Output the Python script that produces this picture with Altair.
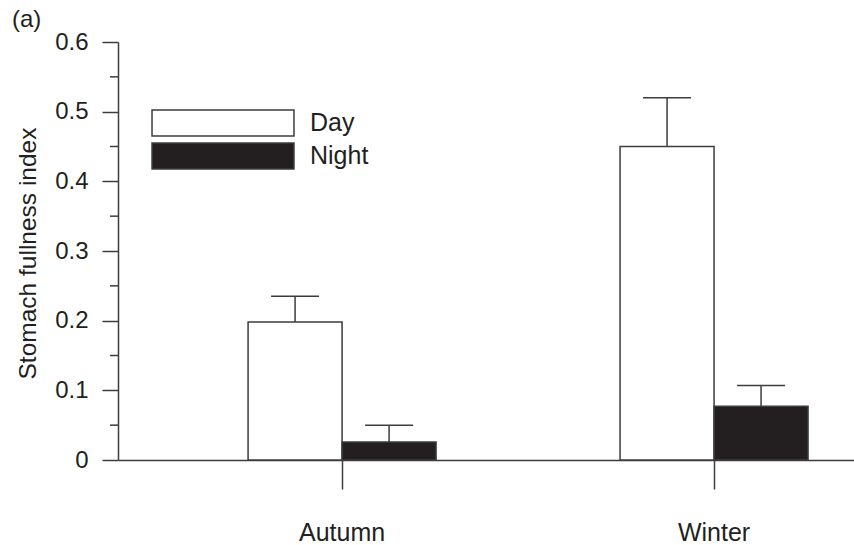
import altair as alt
import pandas as pd

# Stomach fullness by season and time of day (mean with upper error bar)
seasons = ["Autumn", "Winter"]
periods = ["Day", "Night"]
day_mean = [0.198, 0.450]
night_mean = [0.026, 0.077]
day_upper = [0.235, 0.520]
night_upper = [0.050, 0.107]
y_major = [0.0, 0.1, 0.2, 0.3, 0.4, 0.5, 0.6]
y_minor = [0.05, 0.15, 0.25, 0.35, 0.45, 0.55]

rows = []
for i, s in enumerate(seasons):
    rows.append({"season": s, "period": "Day", "mean": day_mean[i], "upper": day_upper[i]})
    rows.append({"season": s, "period": "Night", "mean": night_mean[i], "upper": night_upper[i]})
df = pd.DataFrame(rows)
minor_df = pd.DataFrame({"v": y_minor})

INK = "#231f20"
LINE = "#3d3d3d"
FONT = "Liberation Sans"

x_enc = alt.X(
    "season:N",
    sort=seasons,
    scale=alt.Scale(paddingInner=0.4946, paddingOuter=0.2366, align=0.739),
    axis=alt.Axis(
        title=None,
        labelAngle=0,
        labelFontSize=25,
        labelPadding=31,
        labelBaseline="top",
        tickSize=29,
        tickWidth=1.5,
        tickColor=LINE,
        domainColor=LINE,
        domainWidth=1.5,
    ),
)
xoff_enc = alt.XOffset("period:N", sort=periods, scale=alt.Scale(paddingInner=0, paddingOuter=0))
y_scale = alt.Scale(domain=[0, 0.6], nice=False, zero=True)

bars = alt.Chart(df).mark_bar(stroke=LINE, strokeWidth=1.5, opacity=1).encode(
    x=x_enc,
    xOffset=xoff_enc,
    y=alt.Y(
        "mean:Q",
        scale=y_scale,
        axis=alt.Axis(
            values=y_major,
            labelExpr="datum.value == 0 ? '0' : format(datum.value, '.1f')",
            tickSize=16,
            tickWidth=1.5,
            tickColor=LINE,
            domainColor=LINE,
            domainWidth=1.5,
            labelPadding=14,
            labelFontSize=24,
            grid=False,
            title="Stomach fullness index",
            titleFontSize=24.5,
            titleFontWeight="normal",
            titleX=-89.7,
            titleY=211,
            titleBaseline="middle",
        ),
    ),
    fill=alt.Fill(
        "period:N",
        sort=periods,
        scale=alt.Scale(domain=periods, range=["#ffffff", INK]),
        legend=alt.Legend(
            title=None,
            orient="none",
            legendX=91,
            legendY=67,
            padding=0,
            symbolType="M-5.46,-1L5.46,-1L5.46,1L-5.46,1Z",
            symbolSize=676,
            symbolStrokeColor=LINE,
            symbolStrokeWidth=1.5,
            symbolOpacity=1,
            labelFontSize=25,
            labelOffset=73,
            rowPadding=1,
        ),
    ),
)

# half-step ticks on the value axis
minor_ticks = alt.Chart(minor_df).mark_rule(color=LINE, strokeWidth=1.5).encode(
    y=alt.Y("v:Q", scale=y_scale),
    x=alt.value(-8),
    x2=alt.value(0),
)

err_line = alt.Chart(df).mark_rule(color=LINE, strokeWidth=1.5).encode(
    x=alt.X("season:N", sort=seasons),
    xOffset=alt.XOffset("period:N", sort=periods),
    y=alt.Y("mean:Q", scale=y_scale),
    y2="upper:Q",
)

err_cap = alt.Chart(df).mark_tick(color=LINE, size=48, thickness=1.5, opacity=1).encode(
    x=alt.X("season:N", sort=seasons),
    xOffset=alt.XOffset("period:N", sort=periods),
    y=alt.Y("upper:Q", scale=y_scale),
)

chart = (
    alt.layer(bars, err_line, err_cap, minor_ticks)
    .properties(
        width=736,
        height=418,
        autosize=alt.AutoSizeParams(type="none"),
        padding={"left": 118, "top": 42, "right": 0, "bottom": 85},
        title=alt.TitleParams(
            "(a)",
            anchor="start",
            frame="group",
            dx=-106,
            dy=24,
            offset=3,
            fontSize=24,
            fontWeight="normal",
            baseline="alphabetic",
            color=INK,
            font=FONT,
        ),
    )
    .configure(font=FONT)
    .configure_axis(labelColor=INK, titleColor=INK, labelFont=FONT, titleFont=FONT)
    .configure_legend(labelColor=INK, labelFont=FONT)
    .configure_view(stroke=None)
)

chart.save("out.html", embed_options={"renderer": "svg", "actions": False})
• • •
* The request:
Word for word, quote the lines above. Omit the pictures.

* Task result:
Output the Python script that produces this picture with Altair.
import altair as alt
import pandas as pd

# Stomach fullness by season and time of day (mean with upper error bar)
seasons = ["Autumn", "Winter"]
periods = ["Day", "Night"]
day_mean = [0.198, 0.450]
night_mean = [0.026, 0.077]
day_upper = [0.235, 0.520]
night_upper = [0.050, 0.107]
y_major = [0.0, 0.1, 0.2, 0.3, 0.4, 0.5, 0.6]
y_minor = [0.05, 0.15, 0.25, 0.35, 0.45, 0.55]

rows = []
for i, s in enumerate(seasons):
    rows.append({"season": s, "period": "Day", "mean": day_mean[i], "upper": day_upper[i]})
    rows.append({"season": s, "period": "Night", "mean": night_mean[i], "upper": night_upper[i]})
df = pd.DataFrame(rows)
minor_df = pd.DataFrame({"v": y_minor})

INK = "#231f20"
LINE = "#3d3d3d"
FONT = "Liberation Sans"

x_enc = alt.X(
    "season:N",
    sort=seasons,
    scale=alt.Scale(paddingInner=0.4946, paddingOuter=0.2366, align=0.739),
    axis=alt.Axis(
        title=None,
        labelAngle=0,
        labelFontSize=25,
        labelPadding=31,
        labelBaseline="top",
        tickSize=29,
        tickWidth=1.5,
        tickColor=LINE,
        domainColor=LINE,
        domainWidth=1.5,
    ),
)
xoff_enc = alt.XOffset("period:N", sort=periods, scale=alt.Scale(paddingInner=0, paddingOuter=0))
y_scale = alt.Scale(domain=[0, 0.6], nice=False, zero=True)

bars = alt.Chart(df).mark_bar(stroke=LINE, strokeWidth=1.5, opacity=1).encode(
    x=x_enc,
    xOffset=xoff_enc,
    y=alt.Y(
        "mean:Q",
        scale=y_scale,
        axis=alt.Axis(
            values=y_major,
            labelExpr="datum.value == 0 ? '0' : format(datum.value, '.1f')",
            tickSize=16,
            tickWidth=1.5,
            tickColor=LINE,
            domainColor=LINE,
            domainWidth=1.5,
            labelPadding=14,
            labelFontSize=24,
            grid=False,
            title="Stomach fullness index",
            titleFontSize=24.5,
            titleFontWeight="normal",
            titleX=-89.7,
            titleY=211,
            titleBaseline="middle",
        ),
    ),
    fill=alt.Fill(
        "period:N",
        sort=periods,
        scale=alt.Scale(domain=periods, range=["#ffffff", INK]),
        legend=alt.Legend(
            title=None,
            orient="none",
            legendX=91,
            legendY=67,
            padding=0,
            symbolType="M-5.46,-1L5.46,-1L5.46,1L-5.46,1Z",
            symbolSize=676,
            symbolStrokeColor=LINE,
            symbolStrokeWidth=1.5,
            symbolOpacity=1,
            labelFontSize=25,
            labelOffset=73,
            rowPadding=1,
        ),
    ),
)

# half-step ticks on the value axis
minor_ticks = alt.Chart(minor_df).mark_rule(color=LINE, strokeWidth=1.5).encode(
    y=alt.Y("v:Q", scale=y_scale),
    x=alt.value(-8),
    x2=alt.value(0),
)

err_line = alt.Chart(df).mark_rule(color=LINE, strokeWidth=1.5).encode(
    x=alt.X("season:N", sort=seasons),
    xOffset=alt.XOffset("period:N", sort=periods),
    y=alt.Y("mean:Q", scale=y_scale),
    y2="upper:Q",
)

err_cap = alt.Chart(df).mark_tick(color=LINE, size=48, thickness=1.5, opacity=1).encode(
    x=alt.X("season:N", sort=seasons),
    xOffset=alt.XOffset("period:N", sort=periods),
    y=alt.Y("upper:Q", scale=y_scale),
)

chart = (
    alt.layer(bars, err_line, err_cap, minor_ticks)
    .properties(
        width=736,
        height=418,
        autosize=alt.AutoSizeParams(type="none"),
        padding={"left": 118, "top": 42, "right": 0, "bottom": 85},
        title=alt.TitleParams(
            "(a)",
            anchor="start",
            frame="group",
            dx=-106,
            dy=24,
            offset=3,
            fontSize=24,
            fontWeight="normal",
            baseline="alphabetic",
            color=INK,
            font=FONT,
        ),
    )
    .configure(font=FONT)
    .configure_axis(labelColor=INK, titleColor=INK, labelFont=FONT, titleFont=FONT)
    .configure_legend(labelColor=INK, labelFont=FONT)
    .configure_view(stroke=None)
)

chart.save("out.html", embed_options={"renderer": "svg", "actions": False})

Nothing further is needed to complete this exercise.